Print, word for word, every line from the beginning of the listing up to and including the line with "(split) at ($(relax.south)+(-13,0)$);". Pictures are to be excluded.

|---|

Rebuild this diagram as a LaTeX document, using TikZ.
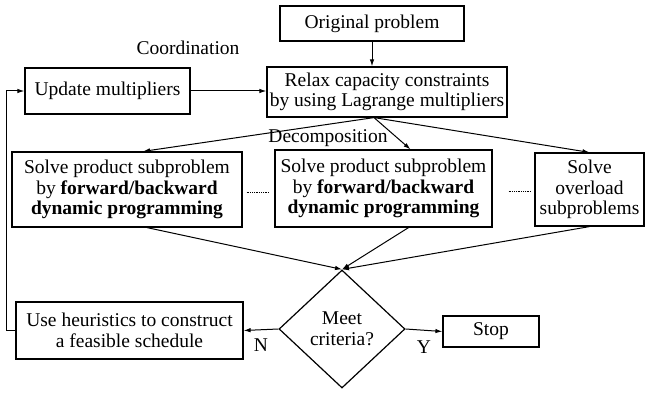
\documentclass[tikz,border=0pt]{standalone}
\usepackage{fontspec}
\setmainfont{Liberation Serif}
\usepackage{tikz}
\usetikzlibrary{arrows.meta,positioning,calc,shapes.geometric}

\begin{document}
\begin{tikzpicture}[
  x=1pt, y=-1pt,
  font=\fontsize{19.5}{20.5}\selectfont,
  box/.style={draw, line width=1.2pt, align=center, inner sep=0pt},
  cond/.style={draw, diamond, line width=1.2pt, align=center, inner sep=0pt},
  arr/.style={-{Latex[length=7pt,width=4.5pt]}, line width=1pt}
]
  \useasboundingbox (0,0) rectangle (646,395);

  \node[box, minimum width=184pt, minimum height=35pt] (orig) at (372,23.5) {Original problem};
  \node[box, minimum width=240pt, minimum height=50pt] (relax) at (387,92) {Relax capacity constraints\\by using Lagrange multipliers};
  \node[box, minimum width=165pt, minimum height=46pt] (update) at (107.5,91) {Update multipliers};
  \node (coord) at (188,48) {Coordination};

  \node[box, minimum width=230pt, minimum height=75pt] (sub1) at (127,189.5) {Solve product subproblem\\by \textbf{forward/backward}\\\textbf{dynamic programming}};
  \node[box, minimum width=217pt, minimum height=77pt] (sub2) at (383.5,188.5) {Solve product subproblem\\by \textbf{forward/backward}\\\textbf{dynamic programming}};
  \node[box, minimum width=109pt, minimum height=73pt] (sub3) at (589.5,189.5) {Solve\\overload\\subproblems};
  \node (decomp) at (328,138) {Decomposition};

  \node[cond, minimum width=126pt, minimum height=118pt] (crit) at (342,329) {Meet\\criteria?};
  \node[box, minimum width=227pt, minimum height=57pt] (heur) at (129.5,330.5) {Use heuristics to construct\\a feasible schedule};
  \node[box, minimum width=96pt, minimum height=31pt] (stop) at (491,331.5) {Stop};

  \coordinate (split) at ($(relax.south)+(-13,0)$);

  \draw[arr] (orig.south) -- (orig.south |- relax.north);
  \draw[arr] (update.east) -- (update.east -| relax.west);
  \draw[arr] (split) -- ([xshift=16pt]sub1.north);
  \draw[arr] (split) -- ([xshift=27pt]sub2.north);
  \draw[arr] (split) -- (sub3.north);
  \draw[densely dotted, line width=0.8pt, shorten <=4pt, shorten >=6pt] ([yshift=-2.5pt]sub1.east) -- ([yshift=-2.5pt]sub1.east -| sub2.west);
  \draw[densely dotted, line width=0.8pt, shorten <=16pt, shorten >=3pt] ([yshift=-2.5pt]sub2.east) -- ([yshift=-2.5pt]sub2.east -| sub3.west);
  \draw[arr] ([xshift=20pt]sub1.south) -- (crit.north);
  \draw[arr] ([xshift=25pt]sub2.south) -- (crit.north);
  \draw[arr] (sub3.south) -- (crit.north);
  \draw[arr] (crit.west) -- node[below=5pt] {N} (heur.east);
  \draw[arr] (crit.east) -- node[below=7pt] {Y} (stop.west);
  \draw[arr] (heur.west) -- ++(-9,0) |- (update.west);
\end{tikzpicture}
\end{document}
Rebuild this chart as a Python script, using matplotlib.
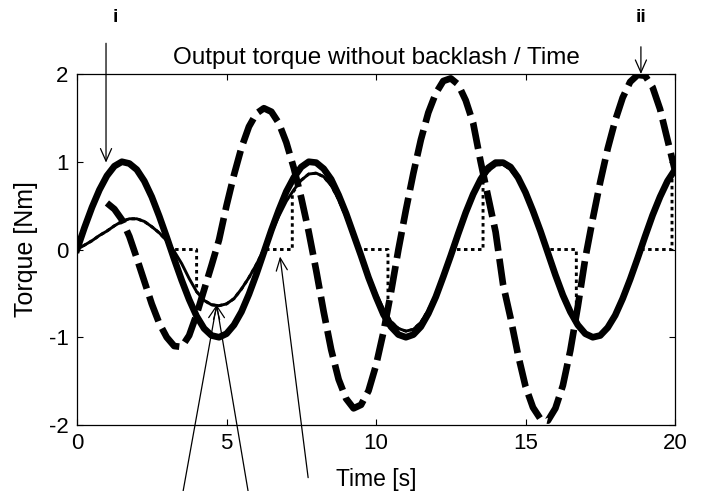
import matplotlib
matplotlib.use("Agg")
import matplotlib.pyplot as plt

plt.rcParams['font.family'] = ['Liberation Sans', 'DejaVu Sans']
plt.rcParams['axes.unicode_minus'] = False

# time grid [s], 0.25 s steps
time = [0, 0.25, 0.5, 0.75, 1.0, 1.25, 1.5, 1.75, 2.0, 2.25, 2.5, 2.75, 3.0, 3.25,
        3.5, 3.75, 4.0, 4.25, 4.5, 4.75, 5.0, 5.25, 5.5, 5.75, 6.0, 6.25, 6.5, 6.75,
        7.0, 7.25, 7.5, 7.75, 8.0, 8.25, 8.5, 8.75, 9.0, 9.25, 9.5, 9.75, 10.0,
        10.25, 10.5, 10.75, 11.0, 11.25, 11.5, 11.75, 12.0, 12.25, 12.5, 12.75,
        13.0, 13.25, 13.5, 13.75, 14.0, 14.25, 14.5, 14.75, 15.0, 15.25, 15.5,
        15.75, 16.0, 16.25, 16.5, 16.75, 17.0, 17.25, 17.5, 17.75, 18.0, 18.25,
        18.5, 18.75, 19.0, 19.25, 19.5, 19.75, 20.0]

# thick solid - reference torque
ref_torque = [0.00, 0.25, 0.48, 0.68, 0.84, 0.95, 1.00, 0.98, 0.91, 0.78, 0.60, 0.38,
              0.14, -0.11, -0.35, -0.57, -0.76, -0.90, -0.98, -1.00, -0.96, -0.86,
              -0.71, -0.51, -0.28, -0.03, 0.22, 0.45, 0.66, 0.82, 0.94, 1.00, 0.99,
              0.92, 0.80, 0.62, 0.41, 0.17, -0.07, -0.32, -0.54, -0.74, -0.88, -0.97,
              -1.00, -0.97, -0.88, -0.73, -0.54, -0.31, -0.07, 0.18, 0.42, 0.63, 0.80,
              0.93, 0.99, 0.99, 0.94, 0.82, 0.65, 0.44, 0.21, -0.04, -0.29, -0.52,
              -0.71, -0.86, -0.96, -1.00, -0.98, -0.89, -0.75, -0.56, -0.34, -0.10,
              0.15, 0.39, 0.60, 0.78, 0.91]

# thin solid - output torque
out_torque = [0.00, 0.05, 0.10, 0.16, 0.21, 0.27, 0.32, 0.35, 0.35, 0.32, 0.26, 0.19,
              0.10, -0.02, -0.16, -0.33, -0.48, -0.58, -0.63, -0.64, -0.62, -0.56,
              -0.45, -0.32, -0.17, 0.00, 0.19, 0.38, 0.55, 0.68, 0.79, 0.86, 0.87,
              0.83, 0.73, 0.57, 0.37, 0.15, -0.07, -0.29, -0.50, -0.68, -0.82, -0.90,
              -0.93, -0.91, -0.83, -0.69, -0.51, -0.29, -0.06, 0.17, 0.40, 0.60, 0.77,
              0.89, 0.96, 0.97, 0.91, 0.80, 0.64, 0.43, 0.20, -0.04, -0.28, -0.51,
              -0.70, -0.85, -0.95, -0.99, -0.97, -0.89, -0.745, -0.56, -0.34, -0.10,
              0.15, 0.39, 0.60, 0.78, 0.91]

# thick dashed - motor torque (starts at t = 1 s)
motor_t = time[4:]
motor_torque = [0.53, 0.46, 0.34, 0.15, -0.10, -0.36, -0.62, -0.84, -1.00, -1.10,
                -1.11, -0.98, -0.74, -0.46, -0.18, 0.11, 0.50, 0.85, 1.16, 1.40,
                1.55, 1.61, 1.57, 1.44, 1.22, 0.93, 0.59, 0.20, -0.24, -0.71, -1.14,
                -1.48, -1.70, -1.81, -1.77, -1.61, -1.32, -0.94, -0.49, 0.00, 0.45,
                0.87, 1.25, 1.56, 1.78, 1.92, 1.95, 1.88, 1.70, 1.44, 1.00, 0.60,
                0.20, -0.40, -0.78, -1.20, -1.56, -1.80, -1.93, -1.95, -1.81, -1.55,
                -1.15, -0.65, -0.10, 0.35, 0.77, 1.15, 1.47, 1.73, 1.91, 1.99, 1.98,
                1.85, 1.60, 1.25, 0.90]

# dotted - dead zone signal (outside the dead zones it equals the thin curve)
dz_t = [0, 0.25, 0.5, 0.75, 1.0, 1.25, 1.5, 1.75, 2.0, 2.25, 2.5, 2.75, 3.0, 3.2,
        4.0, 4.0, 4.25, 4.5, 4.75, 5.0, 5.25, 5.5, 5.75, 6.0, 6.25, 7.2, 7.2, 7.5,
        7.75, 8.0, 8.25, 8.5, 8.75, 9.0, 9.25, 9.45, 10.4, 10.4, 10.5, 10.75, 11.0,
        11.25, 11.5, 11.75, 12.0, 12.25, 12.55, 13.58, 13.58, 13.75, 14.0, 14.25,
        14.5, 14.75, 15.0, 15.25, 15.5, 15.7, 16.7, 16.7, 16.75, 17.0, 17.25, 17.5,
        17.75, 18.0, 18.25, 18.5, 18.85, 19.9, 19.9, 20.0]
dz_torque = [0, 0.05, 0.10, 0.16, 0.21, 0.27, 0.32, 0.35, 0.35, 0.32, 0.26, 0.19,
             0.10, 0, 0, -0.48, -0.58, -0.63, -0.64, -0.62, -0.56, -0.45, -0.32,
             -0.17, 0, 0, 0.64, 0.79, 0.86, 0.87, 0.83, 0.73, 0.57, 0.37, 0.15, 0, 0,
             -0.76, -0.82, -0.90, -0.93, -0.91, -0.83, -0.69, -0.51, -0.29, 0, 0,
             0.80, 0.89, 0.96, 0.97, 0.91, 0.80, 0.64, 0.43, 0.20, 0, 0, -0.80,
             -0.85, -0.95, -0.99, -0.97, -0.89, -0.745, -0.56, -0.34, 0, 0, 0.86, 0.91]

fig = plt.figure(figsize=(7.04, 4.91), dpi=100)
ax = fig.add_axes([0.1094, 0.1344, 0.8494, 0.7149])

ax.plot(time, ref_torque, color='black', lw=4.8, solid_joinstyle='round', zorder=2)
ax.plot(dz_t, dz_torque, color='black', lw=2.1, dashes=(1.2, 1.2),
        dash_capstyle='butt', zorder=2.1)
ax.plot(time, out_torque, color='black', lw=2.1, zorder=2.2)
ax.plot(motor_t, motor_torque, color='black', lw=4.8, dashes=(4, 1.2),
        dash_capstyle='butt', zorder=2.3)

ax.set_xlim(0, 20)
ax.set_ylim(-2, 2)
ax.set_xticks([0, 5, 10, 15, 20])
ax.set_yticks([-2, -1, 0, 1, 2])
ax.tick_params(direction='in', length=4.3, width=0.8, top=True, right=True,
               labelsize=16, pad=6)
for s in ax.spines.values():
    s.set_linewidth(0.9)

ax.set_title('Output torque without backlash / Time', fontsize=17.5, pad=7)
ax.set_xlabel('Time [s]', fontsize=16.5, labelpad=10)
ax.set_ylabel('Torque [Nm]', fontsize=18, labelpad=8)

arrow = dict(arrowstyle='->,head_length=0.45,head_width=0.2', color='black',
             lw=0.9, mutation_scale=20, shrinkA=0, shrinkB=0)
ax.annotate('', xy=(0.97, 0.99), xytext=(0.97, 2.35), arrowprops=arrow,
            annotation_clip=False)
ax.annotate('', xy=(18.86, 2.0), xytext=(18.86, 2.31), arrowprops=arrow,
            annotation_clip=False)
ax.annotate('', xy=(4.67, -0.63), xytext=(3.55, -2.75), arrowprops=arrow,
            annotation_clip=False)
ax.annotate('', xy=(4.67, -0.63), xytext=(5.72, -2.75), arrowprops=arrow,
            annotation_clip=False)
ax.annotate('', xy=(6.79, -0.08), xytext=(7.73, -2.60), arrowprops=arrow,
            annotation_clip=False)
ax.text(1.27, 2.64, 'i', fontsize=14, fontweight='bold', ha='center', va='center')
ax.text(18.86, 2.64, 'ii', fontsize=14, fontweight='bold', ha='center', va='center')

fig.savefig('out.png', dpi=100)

|---|

- _Solution to this problem_:
Rebuild this diagram as a LaTeX document, using TikZ.
\documentclass[tikz,border=0pt]{standalone}
\usepackage{fontspec}
\setmainfont{Liberation Serif}
\usepackage{tikz}
\usetikzlibrary{arrows.meta,positioning,calc,shapes.geometric}

\begin{document}
\begin{tikzpicture}[
  x=1pt, y=-1pt,
  font=\fontsize{19.5}{20.5}\selectfont,
  box/.style={draw, line width=1.2pt, align=center, inner sep=0pt},
  cond/.style={draw, diamond, line width=1.2pt, align=center, inner sep=0pt},
  arr/.style={-{Latex[length=7pt,width=4.5pt]}, line width=1pt}
]
  \useasboundingbox (0,0) rectangle (646,395);

  \node[box, minimum width=184pt, minimum height=35pt] (orig) at (372,23.5) {Original problem};
  \node[box, minimum width=240pt, minimum height=50pt] (relax) at (387,92) {Relax capacity constraints\\by using Lagrange multipliers};
  \node[box, minimum width=165pt, minimum height=46pt] (update) at (107.5,91) {Update multipliers};
  \node (coord) at (188,48) {Coordination};

  \node[box, minimum width=230pt, minimum height=75pt] (sub1) at (127,189.5) {Solve product subproblem\\by \textbf{forward/backward}\\\textbf{dynamic programming}};
  \node[box, minimum width=217pt, minimum height=77pt] (sub2) at (383.5,188.5) {Solve product subproblem\\by \textbf{forward/backward}\\\textbf{dynamic programming}};
  \node[box, minimum width=109pt, minimum height=73pt] (sub3) at (589.5,189.5) {Solve\\overload\\subproblems};
  \node (decomp) at (328,138) {Decomposition};

  \node[cond, minimum width=126pt, minimum height=118pt] (crit) at (342,329) {Meet\\criteria?};
  \node[box, minimum width=227pt, minimum height=57pt] (heur) at (129.5,330.5) {Use heuristics to construct\\a feasible schedule};
  \node[box, minimum width=96pt, minimum height=31pt] (stop) at (491,331.5) {Stop};

  \coordinate (split) at ($(relax.south)+(-13,0)$);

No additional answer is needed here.